Heather Hudson |
Muta-Metal: This metallic liquid responds to human thought. Concentrate and you can permanently shape it into whatever form you desire. One vial of muta-metal could become a grappling hook, a sword, a set of lockpicks, a roll of iron spikes, or even a wire cable extending up to 50'. It can be poured inside things and then hardened to form a seal (great for locking doors) and it can be magnetised. With several vials of muta-metal, it is possible to create improvised mechanisms, traps, tripwires and so on.
Muta-metal is available in most towns. It is prized by adventurers but shunned by common folk because of its transient nature: after a few days, the hardened muta-metal rusts away to nothing.

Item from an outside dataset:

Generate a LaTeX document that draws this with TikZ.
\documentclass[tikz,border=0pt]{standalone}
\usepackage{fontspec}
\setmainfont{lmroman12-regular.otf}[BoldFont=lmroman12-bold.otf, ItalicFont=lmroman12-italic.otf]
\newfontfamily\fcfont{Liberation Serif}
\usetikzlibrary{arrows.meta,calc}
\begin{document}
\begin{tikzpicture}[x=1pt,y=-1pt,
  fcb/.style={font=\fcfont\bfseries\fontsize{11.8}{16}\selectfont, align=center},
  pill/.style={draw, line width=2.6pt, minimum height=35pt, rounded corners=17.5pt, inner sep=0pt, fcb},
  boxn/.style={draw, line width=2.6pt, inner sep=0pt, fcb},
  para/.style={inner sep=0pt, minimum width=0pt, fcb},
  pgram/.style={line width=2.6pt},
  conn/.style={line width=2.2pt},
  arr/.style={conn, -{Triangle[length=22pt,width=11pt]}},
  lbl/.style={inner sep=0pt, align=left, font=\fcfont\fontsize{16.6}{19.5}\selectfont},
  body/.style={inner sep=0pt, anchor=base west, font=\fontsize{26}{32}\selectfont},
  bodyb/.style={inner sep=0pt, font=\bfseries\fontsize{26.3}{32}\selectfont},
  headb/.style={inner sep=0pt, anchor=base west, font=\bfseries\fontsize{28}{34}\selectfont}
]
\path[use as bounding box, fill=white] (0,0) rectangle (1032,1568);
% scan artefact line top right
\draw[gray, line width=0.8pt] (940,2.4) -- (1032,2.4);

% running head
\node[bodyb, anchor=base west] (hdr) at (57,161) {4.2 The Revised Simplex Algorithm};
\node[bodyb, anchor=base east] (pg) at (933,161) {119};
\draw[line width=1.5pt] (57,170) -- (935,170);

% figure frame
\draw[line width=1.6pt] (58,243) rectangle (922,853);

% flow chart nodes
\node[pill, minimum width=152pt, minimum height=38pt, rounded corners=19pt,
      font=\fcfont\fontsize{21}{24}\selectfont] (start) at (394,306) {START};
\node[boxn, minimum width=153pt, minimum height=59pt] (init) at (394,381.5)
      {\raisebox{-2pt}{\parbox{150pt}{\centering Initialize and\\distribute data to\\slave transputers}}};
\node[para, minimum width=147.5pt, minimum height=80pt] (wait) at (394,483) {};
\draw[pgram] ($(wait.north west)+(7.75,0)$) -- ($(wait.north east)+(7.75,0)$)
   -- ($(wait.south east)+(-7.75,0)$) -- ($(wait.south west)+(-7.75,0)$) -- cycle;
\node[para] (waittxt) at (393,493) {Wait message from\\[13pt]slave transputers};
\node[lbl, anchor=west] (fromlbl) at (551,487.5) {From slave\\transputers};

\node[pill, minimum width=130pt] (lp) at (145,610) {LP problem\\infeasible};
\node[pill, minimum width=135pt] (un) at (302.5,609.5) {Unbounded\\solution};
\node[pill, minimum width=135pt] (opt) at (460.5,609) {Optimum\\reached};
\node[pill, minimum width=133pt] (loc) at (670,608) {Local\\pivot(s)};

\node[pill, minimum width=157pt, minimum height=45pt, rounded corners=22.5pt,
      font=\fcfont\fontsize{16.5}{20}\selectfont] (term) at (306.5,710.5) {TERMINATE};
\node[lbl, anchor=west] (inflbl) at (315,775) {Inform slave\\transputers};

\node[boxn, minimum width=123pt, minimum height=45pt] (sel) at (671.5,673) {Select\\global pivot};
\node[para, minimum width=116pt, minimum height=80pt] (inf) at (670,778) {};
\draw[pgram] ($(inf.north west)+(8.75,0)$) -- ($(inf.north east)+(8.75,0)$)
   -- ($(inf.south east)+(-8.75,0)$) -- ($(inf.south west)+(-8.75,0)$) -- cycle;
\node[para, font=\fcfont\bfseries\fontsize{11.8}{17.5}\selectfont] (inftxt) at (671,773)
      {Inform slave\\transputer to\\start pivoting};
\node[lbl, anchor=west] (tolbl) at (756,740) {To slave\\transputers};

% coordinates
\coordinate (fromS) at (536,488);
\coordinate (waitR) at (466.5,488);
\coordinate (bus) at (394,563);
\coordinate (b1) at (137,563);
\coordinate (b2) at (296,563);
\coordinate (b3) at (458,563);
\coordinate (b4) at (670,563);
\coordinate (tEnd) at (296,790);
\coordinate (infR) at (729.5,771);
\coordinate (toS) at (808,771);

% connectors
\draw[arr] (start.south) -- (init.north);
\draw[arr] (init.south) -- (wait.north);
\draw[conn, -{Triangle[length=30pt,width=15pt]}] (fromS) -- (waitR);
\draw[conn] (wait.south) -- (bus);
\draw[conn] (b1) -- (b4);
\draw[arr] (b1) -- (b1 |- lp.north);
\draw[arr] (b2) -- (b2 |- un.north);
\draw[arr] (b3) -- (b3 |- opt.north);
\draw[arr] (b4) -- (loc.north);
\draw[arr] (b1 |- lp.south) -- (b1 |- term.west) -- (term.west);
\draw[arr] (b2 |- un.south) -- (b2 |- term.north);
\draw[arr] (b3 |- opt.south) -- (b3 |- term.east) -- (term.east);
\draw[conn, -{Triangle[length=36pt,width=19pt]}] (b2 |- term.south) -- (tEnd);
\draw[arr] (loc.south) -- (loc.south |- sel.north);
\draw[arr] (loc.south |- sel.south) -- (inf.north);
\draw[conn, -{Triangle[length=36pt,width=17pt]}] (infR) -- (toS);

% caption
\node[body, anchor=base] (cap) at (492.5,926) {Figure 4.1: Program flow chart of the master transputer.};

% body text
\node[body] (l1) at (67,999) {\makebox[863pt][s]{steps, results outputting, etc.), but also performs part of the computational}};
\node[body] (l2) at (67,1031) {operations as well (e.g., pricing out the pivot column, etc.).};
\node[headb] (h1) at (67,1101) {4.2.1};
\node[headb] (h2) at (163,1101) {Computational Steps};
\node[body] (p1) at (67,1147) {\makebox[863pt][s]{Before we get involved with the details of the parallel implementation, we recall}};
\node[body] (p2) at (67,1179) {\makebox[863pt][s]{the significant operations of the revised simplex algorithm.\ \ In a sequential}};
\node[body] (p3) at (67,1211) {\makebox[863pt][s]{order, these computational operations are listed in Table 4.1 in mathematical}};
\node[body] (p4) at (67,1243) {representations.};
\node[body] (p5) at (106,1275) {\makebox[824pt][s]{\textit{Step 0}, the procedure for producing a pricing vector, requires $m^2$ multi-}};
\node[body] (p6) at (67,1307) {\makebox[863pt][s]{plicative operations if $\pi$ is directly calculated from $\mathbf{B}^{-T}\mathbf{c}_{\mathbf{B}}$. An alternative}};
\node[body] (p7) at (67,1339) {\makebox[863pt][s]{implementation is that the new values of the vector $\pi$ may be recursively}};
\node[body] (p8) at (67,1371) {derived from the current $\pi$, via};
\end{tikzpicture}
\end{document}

Design-wise, I hope this item will encourage creative play and improvisation, with less focus on pre-planning the characters' inventory. This may seem like a minor variation on the theme of 'Quantum Adventuring Gear' as seen in Dungeon World and various other games. However, I've found that Dungeon World's Adventuring Gear mechanic is generally used to handwave things that the play group isn't interested in. "Yeah, of course I have some rope." Muta-metal, on the other hand, presents itself not as a shortcut but as a toy; hopefully, it will encourage improvisation rather than skimming over it.
Pyeongjun Park |
Lumina: True dungeons are not just holes in the ground; they are places where a foreign plane intersects with our own. The environment in such 'Dungeon Fields' is inimical to human life. Even when there is light to see by, the air is filled with a miasma that distorts and dims everything. In the face of this miasma, humans quickly sicken and die (or worse). The only thing that counteracts its effects is Lumina -- the eternal blue flame, given to humanity by the gods themselves.
Adventurers descend into the Dungeon Field with jars of Lumina to fuel their lanterns. While the flame lasts, it not only provides light but can also be used to ward off monsters and burn away corruption. but slowly the miasma wears the Lumina down, and snuffs each flame one by one.
Replacing torches with a magical flame makes their role in the game economy more explicit, while thematically moving things up the spectrum from low fantasy to high fantasy. Letting players expend Lumina to drive off monsters will make them more aware of how many they have left. The miasma offers a solution to the problem of "What to do if the PCs actually run out of light?" Instead of blundering around in the dark, the players are faced with a nightmarish gauntlet-run back to the surface, beset by monsters and by progressively worse penalties from miasma sickness.
These two items, along with the Alchemist from my last blog post, have been kicking around in my head as part of some hypothetical high-level anime-flavoured megadungeon. In each case I'm thinking about how to retain the fun elements of a hardscrabble OSR dungeon crawl, but with a different aesthetic.